Work to complete: Transcribe exactly the lines from the one containing "Reproduce this chart with matplotlib." through the one containing "plt.rcParams['font.family'] = ['Open", both included, and leave out any pictures.

Entries shown:

○ ○ ○ ○

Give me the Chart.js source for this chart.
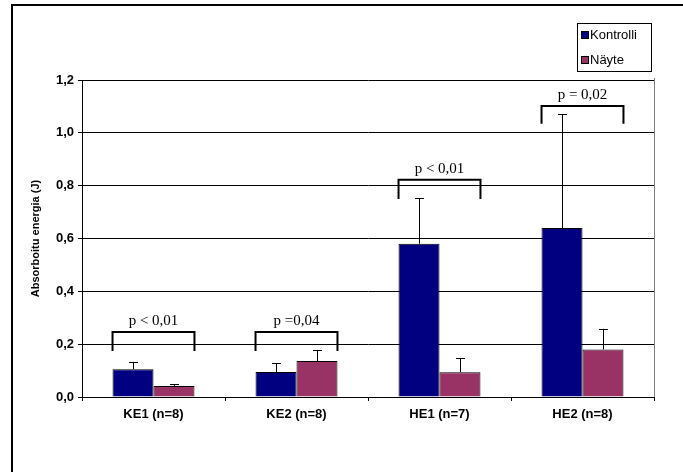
<!DOCTYPE html>
<html>
<head>
<meta charset="utf-8">
<script src="https://cdn.jsdelivr.net/npm/chart.js@4/dist/chart.umd.min.js"></script>
<style>
  html, body { margin: 0; padding: 0; background: #fff; }
  #wrap { width: 683px; height: 472px; position: relative; }
</style>
</head>
<body>
<div id="wrap"><canvas id="chart"></canvas></div>
<script>
const categories = ['KE1 (n=8)', 'KE2 (n=8)', 'HE1 (n=7)', 'HE2 (n=8)']
const kontrolli = [0.105, 0.095, 0.58, 0.64]
const kontrolliErr = [0.028, 0.034, 0.173, 0.43]
const nayte = [0.042, 0.136, 0.094, 0.18]
const nayteErr = [0.007, 0.042, 0.054, 0.078]
const pLabels = ['p < 0,01', 'p =0,04', 'p < 0,01', 'p = 0,02']
const bracketTop = [0.246, 0.246, 0.822, 1.102]
const bracketLeg = [0.174, 0.174, 0.75, 1.034]
const yTicks = [0, 0.2, 0.4, 0.6, 0.8, 1.0, 1.2]

const errors = [kontrolliErr, nayteErr]

// white page, outer frame (top + left edge), grey plot border
const framePlugin = {
    id: 'frame',
    beforeDraw(chart) {
        const ctx = chart.ctx
        ctx.save()
        ctx.fillStyle = '#fff'
        ctx.fillRect(0, 0, chart.width, chart.height)
        ctx.restore()
    },
    afterDraw(chart) {
        const ctx = chart.ctx
        const a = chart.chartArea
        ctx.save()
        ctx.strokeStyle = '#000'
        ctx.lineWidth = 2
        ctx.beginPath()
        ctx.moveTo(12, chart.height)
        ctx.lineTo(12, 5)
        ctx.lineTo(chart.width, 5)
        ctx.stroke()
        ctx.strokeStyle = '#808080'
        ctx.lineWidth = 1
        ctx.beginPath()
        ctx.moveTo(Math.round(a.right) + 0.5, a.bottom)
        ctx.lineTo(Math.round(a.right) + 0.5, a.top - 2)
        ctx.stroke()
        ctx.restore()
    }
}

// upward error bars with caps
const errorBarPlugin = {
    id: 'errorBars',
    afterDatasetsDraw(chart) {
        const ctx = chart.ctx
        const y = chart.scales.y
        ctx.save()
        ctx.strokeStyle = '#000'
        ctx.lineWidth = 1
        chart.data.datasets.forEach((ds, di) => {
            const meta = chart.getDatasetMeta(di)
            meta.data.forEach((bar, i) => {
                const x = Math.round(bar.x) + 0.5
                const top = y.getPixelForValue(ds.data[i] + errors[di][i])
                ctx.beginPath()
                ctx.moveTo(x, bar.y)
                ctx.lineTo(x, top)
                ctx.moveTo(x - 4.5, Math.round(top) + 0.5)
                ctx.lineTo(x + 4.5, Math.round(top) + 0.5)
                ctx.stroke()
            })
        })
        ctx.restore()
    }
}

// significance brackets and p-values
const bracketPlugin = {
    id: 'brackets',
    afterDatasetsDraw(chart) {
        const ctx = chart.ctx
        const y = chart.scales.y
        const m0 = chart.getDatasetMeta(0)
        const m1 = chart.getDatasetMeta(1)
        ctx.save()
        ctx.strokeStyle = '#000'
        ctx.lineWidth = 2
        ctx.fillStyle = '#000'
        ctx.font = '15px "Liberation Serif", "Times New Roman", serif'
        ctx.textAlign = 'center'
        ctx.textBaseline = 'alphabetic'
        categories.forEach((c, i) => {
            const b0 = m0.data[i], b1 = m1.data[i]
            const left = b0.x - b0.width / 2
            const right = b1.x + b1.width / 2
            const top = y.getPixelForValue(bracketTop[i])
            const leg = y.getPixelForValue(bracketLeg[i])
            ctx.beginPath()
            ctx.moveTo(left, leg)
            ctx.lineTo(left, top)
            ctx.lineTo(right, top)
            ctx.lineTo(right, leg)
            ctx.stroke()
            ctx.fillText(pLabels[i], (left + right) / 2, top - 7)
        })
        ctx.restore()
    }
}

// boxed legend in the top right corner
const boxLegendPlugin = {
    id: 'boxLegend',
    afterDraw(chart) {
        const ctx = chart.ctx
        ctx.save()
        ctx.strokeStyle = '#000'
        ctx.lineWidth = 1
        ctx.fillStyle = '#fff'
        ctx.fillRect(577.5, 23.5, 74, 48)
        ctx.strokeRect(577.5, 23.5, 74, 48)
        ctx.font = '13px "Liberation Sans", Arial, sans-serif'
        ctx.textBaseline = 'middle'
        chart.data.datasets.forEach((ds, i) => {
            const cy = 35 + i * 25
            ctx.fillStyle = ds.backgroundColor
            ctx.fillRect(581.5, cy - 3.5, 7, 7)
            ctx.strokeRect(581.5, cy - 3.5, 7, 7)
            ctx.fillStyle = '#000'
            ctx.fillText(ds.label, 590, cy + 0.5)
        })
        ctx.restore()
    }
}

new Chart(document.getElementById('chart'), {
    type: 'bar',
    data: {
        labels: categories,
        datasets: [{
            label: 'Kontrolli',
            data: kontrolli,
            backgroundColor: '#000080',
            borderColor: '#000',
            borderWidth: 1
        }, {
            label: 'Näyte',
            data: nayte,
            backgroundColor: '#993366',
            borderColor: '#000',
            borderWidth: 1
        }]
    },
    options: {
        responsive: true,
        maintainAspectRatio: false,
        animation: false,
        layout: {padding: {left: 12, right: 29, top: 80, bottom: 0}},
        categoryPercentage: 0.573,
        barPercentage: 1.0,
        plugins: {
            legend: {display: false},
            tooltip: {enabled: false}
        },
        scales: {
            x: {
                grid: {
                    offset: true,
                    drawOnChartArea: false,
                    drawTicks: true,
                    tickLength: 4,
                    tickColor: '#000'
                },
                border: {color: '#000', width: 1},
                ticks: {
                    color: '#000',
                    padding: 6,
                    font: {family: '"Liberation Sans", Arial, sans-serif', size: 13, weight: 'bold'}
                },
                afterFit: (s) => { s.height = 75 }
            },
            y: {
                min: 0,
                max: 1.2,
                afterBuildTicks: (s) => { s.ticks = yTicks.map(v => ({value: v})) },
                grid: {
                    color: '#000',
                    lineWidth: 1,
                    drawTicks: true,
                    tickLength: 4,
                    tickColor: '#000'
                },
                border: {color: '#000', width: 1},
                ticks: {
                    color: '#000',
                    padding: 4,
                    font: {family: '"Liberation Sans", Arial, sans-serif', size: 13, weight: 'bold'},
                    callback: (v) => Number(v).toFixed(1).replace('.', ',')
                },
                title: {
                    display: true,
                    text: 'Absorboitu energia (J)',
                    color: '#000',
                    padding: {top: 17, bottom: 0},
                    font: {family: '"Liberation Sans", Arial, sans-serif', size: 11, weight: 'bold'}
                },
                afterFit: (s) => { s.width = 70 }
            }
        }
    },
    plugins: [framePlugin, errorBarPlugin, bracketPlugin, boxLegendPlugin]
})
</script>
</body>
</html>
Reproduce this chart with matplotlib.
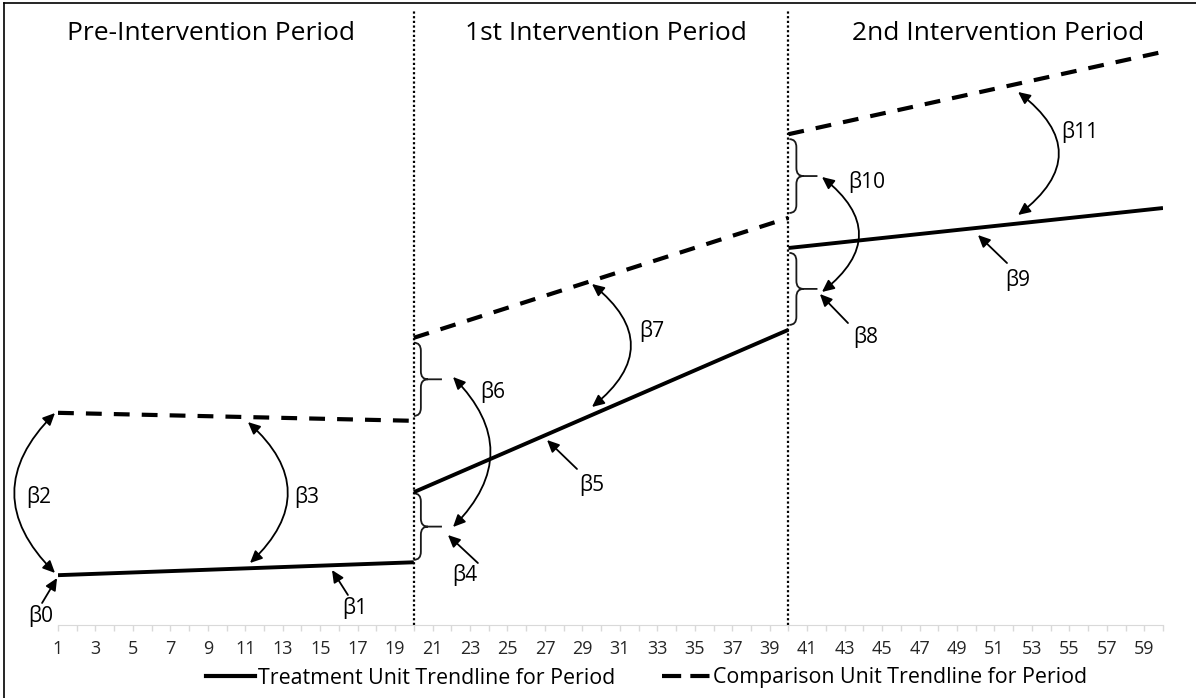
import matplotlib
matplotlib.use("Agg")
import matplotlib.pyplot as plt
from matplotlib.path import Path
from matplotlib.patches import PathPatch
from matplotlib.lines import Line2D

plt.rcParams['font.family'] = ['Open Sans', 'DejaVu Sans']

# period boundaries (start, end) on the time axis
periods = [(1, 20), (20, 40), (40, 60)]
period_names = ["Pre-Intervention Period", "1st Intervention Period", "2nd Intervention Period"]

# trendline values at start / end of each period
treatment = [(8.1, 10.2), (21.6, 48.0), (61.3, 67.8)]
comparison = [(34.5, 33.2), (46.7, 66.2), (79.8, 93.2)]

tick_values = list(range(1, 61))
tick_labels = [str(t) if t % 2 == 1 else "" for t in tick_values]

fig = plt.figure(figsize=(11.96, 6.98), dpi=100)
ax = fig.add_axes([58 / 1196, 73 / 698, 1105 / 1196, 615 / 698])

for (x0, x1), (t0, t1), (c0, c1) in zip(periods, treatment, comparison):
    ax.plot([x0, x1], [t0, t1], color="black", lw=2.8, solid_capstyle="butt")
    ln, = ax.plot([x0, x1], [c0, c1], color="black", lw=3.0, dash_capstyle="butt")
    ln.set_dashes((3.8, 2.9))

for x in [20, 40]:
    ax.axvline(x, color="black", lw=1.6, linestyle=(0, (1, 1.1)))

ax.set_xlim(1, 60)
ax.set_ylim(0, 100)
ax.set_xticks(tick_values)
ax.set_xticklabels(tick_labels, fontsize=13, color="#262626")
ax.tick_params(axis="x", direction="out", length=4, width=1, color="#d9d9d9", pad=7)
ax.set_yticks([])
for s in ["left", "top", "right"]:
    ax.spines[s].set_visible(False)
ax.spines["bottom"].set_color("#d9d9d9")

# period titles
title_x = [9.17, 30.26, 51.19]
for name, tx in zip(period_names, title_x):
    ax.text(tx, 96.2, name, ha="center", va="center", fontsize=19)


def brace(x0, ybot, ytop, w=0.75, stub=0.75, r=1.3):
    ym = (ybot + ytop) / 2
    xm = x0 + w / 2
    verts = [(x0, ytop), (xm, ytop), (xm, ytop - r), (xm, ym + r), (xm, ym), (x0 + w, ym),
             (xm, ym), (xm, ym - r), (xm, ybot + r), (xm, ybot), (x0, ybot),
             (x0 + w, ym), (x0 + w + stub, ym)]
    codes = [Path.MOVETO, Path.CURVE3, Path.CURVE3, Path.LINETO, Path.CURVE3, Path.CURVE3,
             Path.CURVE3, Path.CURVE3, Path.LINETO, Path.CURVE3, Path.CURVE3,
             Path.MOVETO, Path.LINETO]
    ax.add_patch(PathPatch(Path(verts, codes), fill=False, lw=1.3, color="#1a1a1a",
                           clip_on=False))


inset = 0.8
brace(20.0, treatment[0][1] + inset / 2, treatment[1][0] - inset / 4)
brace(20.0, comparison[0][1] + inset, comparison[1][0] - inset)
brace(40.05, treatment[1][1] + inset, treatment[2][0] - inset)
brace(40.05, comparison[1][1] + inset, comparison[2][0] - inset)

arrow_kw = dict(color="black", lw=1.3, shrinkA=0, shrinkB=0)


def curved(top, bottom, rad):
    ax.annotate("", xy=bottom, xytext=top, annotation_clip=False,
                arrowprops=dict(arrowstyle="<|-|>,head_length=0.6,head_width=0.28",
                                mutation_scale=12, connectionstyle=f"arc3,rad={rad}",
                                **arrow_kw))


def pointer(head, tail):
    ax.annotate("", xy=head, xytext=tail, annotation_clip=False,
                arrowprops=dict(arrowstyle="-|>,head_length=0.6,head_width=0.28",
                                mutation_scale=12, **arrow_kw))


curved((0.84, 34.47), (0.84, 8.46), 0.5)
curved((11.14, 33.0), (11.25, 10.08), -0.54)
curved((22.09, 40.33), (22.09, 15.93), -0.49)
curved((29.51, 55.45), (29.51, 35.45), -0.62)
curved((41.79, 72.85), (41.79, 54.15), -0.63)
curved((52.26, 86.67), (52.26, 66.67), -0.65)

pointer((0.95, 7.64), (0.15, 3.58))
pointer((15.63, 8.94), (16.48, 4.88))
pointer((21.82, 14.63), (23.42, 10.08))
pointer((27.11, 30.08), (28.71, 25.37))
pointer((41.68, 53.82), (43.18, 49.1))
pointer((50.12, 63.41), (51.67, 58.86))

labels = {
    "β0": (0.09, 1.46), "β1": (16.86, 2.76), "β2": (-0.01, 20.8), "β3": (14.29, 20.8),
    "β4": (22.73, 8.13), "β5": (29.51, 22.76), "β6": (24.22, 37.89), "β7": (32.71, 47.8),
    "β8": (44.14, 46.83), "β9": (52.26, 56.1), "β10": (44.19, 72.03), "β11": (55.57, 80.16),
}
for txt, (lx, ly) in labels.items():
    ax.text(lx, ly, txt, ha="center", va="center", fontsize=15)

# legend
h1 = Line2D([], [], color="black", lw=3.0)
h2 = Line2D([], [], color="black", lw=3.0, dashes=(4.6, 2.2))
fig.legend([h1, h2], ["Treatment Unit Trendline for Period", "Comparison Unit Trendline for Period"],
           loc="center", bbox_to_anchor=(647 / 1196, 20 / 698), ncol=2, frameon=False,
           fontsize=15.4, handlelength=2.25, handletextpad=0.15, columnspacing=2.2,
           borderpad=0, borderaxespad=0)

# outer frame
fig.add_artist(Line2D([4 / 1196, 1], [1 - 3 / 698, 1 - 3 / 698], color="black", lw=1.2))
fig.add_artist(Line2D([4 / 1196, 4 / 1196], [0, 1 - 3 / 698], color="black", lw=1.2))

fig.savefig("out.png", dpi=100)
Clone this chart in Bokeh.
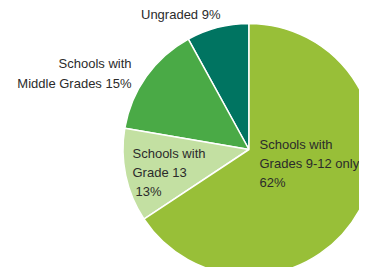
import math
from bokeh.plotting import figure
from bokeh.models import Range1d, ColumnDataSource
from bokeh.core.properties import value
from bokeh.embed import file_html
from bokeh.resources import INLINE

# Data (slice shares as drawn, counter-clockwise from 12 o'clock)
categories = ["Ungraded", "Schools with Middle Grades", "Schools with Grade 13", "Schools with Grades 9-12 only"]
shares = [8.0, 14.3, 12.0, 65.7]
label_pcts = ["9%", "15%", "13%", "62%"]
colors = ["#007461", "#4aaa46", "#c3e0a2", "#98bf38"]

W, H = 359, 267
p = figure(width=W, height=H, output_backend="svg", toolbar_location=None,
           x_range=Range1d(0, W), y_range=Range1d(0, H),
           x_axis_type=None, y_axis_type=None, min_border=0)
p.outline_line_color = None
p.grid.visible = False

cx, cy, r = 248.5, H - 149, 126
total = sum(shares)
starts, ends = [], []
a = math.pi / 2
for s in shares:
    starts.append(a)
    a += 2 * math.pi * s / total
    ends.append(a)
src = ColumnDataSource(dict(start=starts, end=ends, color=colors))
p.wedge(x=cx, y=cy, radius=r, start_angle="start", end_angle="end",
        fill_color="color", line_color="white", line_width=1.5, source=src)

font = value("Liberation Sans")
tc = "#2b2b2b"

def lines(xs, ys, texts, align):
    p.text(x=xs, y=[H - y for y in ys], text=texts, text_font=font,
           text_font_size="13px", text_color=tc, text_align=align,
           text_baseline="middle")

lines([220], [14], [f"{categories[0]} {label_pcts[0]}"], "right")
lines([131, 131], [63, 83], ["Schools with", f"Middle Grades {label_pcts[1]}"], "right")
lines([132, 132, 135], [153, 172, 191], ["Schools with", "Grade 13", label_pcts[2]], "left")
lines([259, 259, 259], [144, 163, 182], ["Schools with", "Grades 9-12 only", label_pcts[3]], "left")

open("out.html", "w").write(file_html(p, INLINE))
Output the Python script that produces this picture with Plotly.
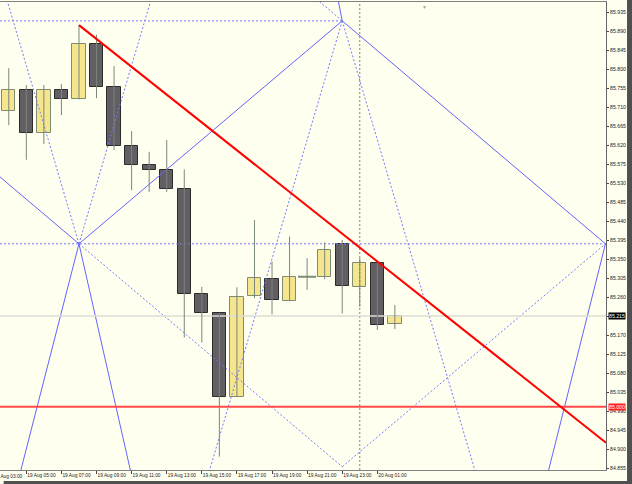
import plotly.graph_objects as go

# ---------------- data ----------------
hours = list(range(4, 27))  # hours since 19 Aug 00:00 (19 Aug 04:00 .. 20 Aug 02:00)
opens = [85.701, 85.750, 85.648, 85.751, 85.730, 85.859, 85.757, 85.618, 85.573, 85.562, 85.515, 85.267,
         85.221, 85.023, 85.262, 85.303, 85.250, 85.308, 85.308, 85.385, 85.283, 85.341, 85.195]
highs = [85.802, 85.762, 85.762, 85.764, 85.904, 85.881, 85.807, 85.653, 85.604, 85.632, 85.562, 85.284,
         85.222, 85.283, 85.442, 85.344, 85.403, 85.352, 85.389, 85.395, 85.352, 85.343, 85.241]
lows = [85.667, 85.585, 85.622, 85.691, 85.728, 85.731, 85.608, 85.513, 85.509, 85.509, 85.164, 85.152,
        84.882, 85.023, 85.257, 85.219, 85.250, 85.277, 85.302, 85.221, 85.237, 85.182, 85.184]
closes = [85.750, 85.648, 85.750, 85.730, 85.859, 85.758, 85.618, 85.573, 85.562, 85.515, 85.267, 85.221,
          85.024, 85.259, 85.304, 85.253, 85.307, 85.308, 85.371, 85.286, 85.341, 85.194, 85.215]

x_tick_hours = [5, 7, 9, 11, 13, 15, 17, 19, 21, 23, 25]
x_tick_labels = ["19 Aug 05:00", "19 Aug 07:00", "19 Aug 09:00", "19 Aug 11:00", "19 Aug 13:00",
                 "19 Aug 15:00", "19 Aug 17:00", "19 Aug 19:00", "19 Aug 21:00", "19 Aug 23:00",
                 "20 Aug 01:00"]
first_label = "19 Aug 03:00"

y_ticks = [85.935, 85.890, 85.845, 85.800, 85.755, 85.710, 85.665, 85.620, 85.575, 85.530, 85.485,
           85.440, 85.395, 85.350, 85.305, 85.260, 85.215, 85.170, 85.125, 85.080, 85.035, 84.990,
           84.945, 84.900, 84.855]

# drawn objects
trend_h = [8, 38.03]
trend_p = [85.904, 84.915]
red_level = 85.000
bid_level = 85.215
separator_hour = 24

# Gann diamond anchors: A (left), B (top), C (right), D (bottom)
gann_h = [8, 23, 38, 23]
gann_p = [85.386, 85.914, 85.386, 84.858]

X_RANGE = [3.5, 38.03]
Y_RANGE = [84.8503, 85.9587]

BG = "#FFFFEF"
BULL_FILL = "#F5E68E"
BULL_LINE = "#7E8C74"
BEAR_FILL = "#625E64"
BEAR_LINE = "#2B2B2B"
WICK = "#7A867A"
SOLID_BLUE = "#6464FF"
DOT_BLUE = "#7878FF"

fig = go.Figure()

A = (gann_h[0], gann_p[0]); B = (gann_h[1], gann_p[1]); C = (gann_h[2], gann_p[2]); D = (gann_h[3], gann_p[3])
unit = (B[1] - A[1]) / (B[0] - A[0])  # 1x1 slope (price per hour)


def ray(p, dh, slope, length=40):
    """points from anchor p going in time direction dh (+1/-1) with price slope 'slope' per hour"""
    return [p[0], p[0] + dh * length], [p[1], p[1] + slope * dh * length]


def add_line(xs, ys, dotted, color=None, width=1):
    fig.add_trace(go.Scatter(x=xs, y=ys, mode="lines", hoverinfo="skip", showlegend=False,
                             line=dict(color=color or (DOT_BLUE if dotted else SOLID_BLUE), width=width,
                                       dash="2px,2px" if dotted else "solid")))


# solid diamond edges
add_line([A[0], B[0]], [A[1], B[1]], False)
add_line([B[0], C[0]], [B[1], C[1]], False)
# dotted diamond edges
add_line([A[0], D[0]], [A[1], D[1]], True)
add_line([D[0], C[0]], [D[1], C[1]], True)
# extension of D-A beyond A (solid, up-left)
xs, ys = ray(A, -1, -unit)
add_line(xs, ys, False)
# extension of C-B beyond B (dotted, up-left)
xs, ys = ray(B, -1, -unit)
add_line(xs, ys, True)
# horizontal levels
add_line([X_RANGE[0], C[0] + 1], [A[1], A[1]], True)
add_line([X_RANGE[0], B[0]], [B[1], B[1]], True)
# steep 4x1 lines from A upward (dotted)
for dh in (-1, 1):
    xs, ys = ray(A, dh, 4 * unit * dh)
    add_line(xs, ys, True)
# steep lines from A downward (solid)
for dh, k in ((-1, 4.6), (1, 5.2)):
    xs, ys = ray(A, dh, -k * unit * dh)
    add_line(xs, ys, False)
# steep 4x1 lines from B downward (dotted)
for dh in (-1, 1):
    xs, ys = ray(B, dh, -4 * unit * dh)
    add_line(xs, ys, True)
# steep solid line from B upward-left
xs, ys = ray(B, -1, -6 * unit)
add_line(xs, ys, False)
# steep solid line from C downward-left
xs, ys = ray(C, -1, 4.7 * unit)
add_line(xs, ys, False)

# period separator
add_line([separator_hour, separator_hour], Y_RANGE, True, "#808080")

# bid line and red level
add_line(X_RANGE, [bid_level, bid_level], False, "#DCDCD4", 1.5)
add_line(X_RANGE, [red_level, red_level], False, "#FF4848", 2)

# ---- candles ----
wx, wy = [], []
for h, hi, lo in zip(hours, highs, lows):
    wx += [h, h, None]
    wy += [lo, hi, None]
fig.add_trace(go.Scatter(x=wx, y=wy, mode="lines", line=dict(color=WICK, width=1),
                         hoverinfo="skip", showlegend=False))

bx, bbase, bh, bfill, bline = [], [], [], [], []
dx, dy = [], []
for h, o, c in zip(hours, opens, closes):
    if abs(c - o) < 0.0008:
        dx.append(h); dy.append(c)
        continue
    bx.append(h)
    bbase.append(min(o, c))
    bh.append(abs(c - o))
    bull = c > o
    bfill.append(BULL_FILL if bull else BEAR_FILL)
    bline.append(BULL_LINE if bull else BEAR_LINE)
fig.add_trace(go.Bar(x=bx, y=bh, base=bbase, width=0.76, hoverinfo="skip", showlegend=False,
                     marker=dict(color=bfill, line=dict(color=bline, width=1))))
fig.add_trace(go.Scatter(x=dx, y=dy, mode="markers", hoverinfo="skip", showlegend=False,
                         marker=dict(symbol="line-ew", size=13, line=dict(color=BULL_LINE, width=2))))

# red trend line
fig.add_trace(go.Scatter(x=trend_h, y=trend_p, mode="lines", hoverinfo="skip", showlegend=False,
                         line=dict(color="#FF0000", width=2)))

FONT = "Liberation Sans"
y_text = ["" if abs(v - bid_level) < 1e-9 else f"{v:.3f}" for v in y_ticks]
fig.update_layout(
    width=632, height=484,
    margin=dict(l=0, r=26, t=2, b=14),
    paper_bgcolor=BG, plot_bgcolor=BG,
    bargap=0, barmode="overlay",
    font=dict(family=FONT, size=5, color="#222"),
    xaxis=dict(range=X_RANGE, showgrid=False, zeroline=False, showline=True, linecolor="#808080",
               linewidth=1, mirror=True, ticks="outside", ticklen=3, tickcolor="#444", tickangle=0,
               tickvals=x_tick_hours, ticktext=x_tick_labels, ticklabelposition="outside right",
               tickfont=dict(size=4.8, family=FONT, color="#222"), fixedrange=True),
    yaxis=dict(range=Y_RANGE, side="right", showgrid=False, zeroline=False, showline=True,
               linecolor="#666", linewidth=1, mirror=True, ticks="outside", ticklen=2, tickcolor="#444",
               tickvals=y_ticks, ticktext=y_text,
               tickfont=dict(size=5.2, family=FONT, color="#222"), fixedrange=True),
)

# partial first time label (19 Aug 03:00 sits left of the visible area)
fig.add_annotation(x=-0.0135, y=0, xref="paper", yref="paper", xanchor="left", yanchor="top",
                   text=first_label, showarrow=False, yshift=-2,
                   font=dict(size=4.8, family=FONT, color="#222"))

# chart-shift marker
fig.add_annotation(x=0.701, y=1, xref="paper", yref="paper", xanchor="center", yanchor="top",
                   text="▼", showarrow=False, font=dict(size=5, color="#A0A0A0"))

# price labels on axis
fig.add_annotation(x=1, y=bid_level, xref="paper", yref="y", xanchor="left", yanchor="middle",
                   text=f"{bid_level:.3f}", showarrow=False, xshift=2, bgcolor="#000000",
                   font=dict(size=5.2, family=FONT, color="#FFFFFF"), borderpad=0)
fig.add_annotation(x=1, y=red_level, xref="paper", yref="y", xanchor="left", yanchor="middle",
                   text=f"{red_level:.3f}", showarrow=False, xshift=2, bgcolor="#FF2020",
                   font=dict(size=5.2, family=FONT, color="#FFFFFF"), borderpad=0)

# window shadow
fig.add_shape(type="rect", xref="paper", yref="paper", x0=1.0347, x1=1.05, y0=-0.03, y1=1.01,
              fillcolor="#505050", line=dict(width=0), layer="above")
fig.add_shape(type="rect", xref="paper", yref="paper", x0=0.006, x1=1.05, y0=-0.03, y1=-0.0235,
              fillcolor="#505050", line=dict(width=0), layer="above")

fig.write_html("out.html", config={"displayModeBar": False})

○ ○ ○ ○

Answer to the task:
Reproduce this chart with matplotlib.
import matplotlib
matplotlib.use("Agg")
import matplotlib.pyplot as plt
from matplotlib.path import Path
from matplotlib.patches import PathPatch
from matplotlib.lines import Line2D

plt.rcParams['font.family'] = ['Open Sans', 'DejaVu Sans']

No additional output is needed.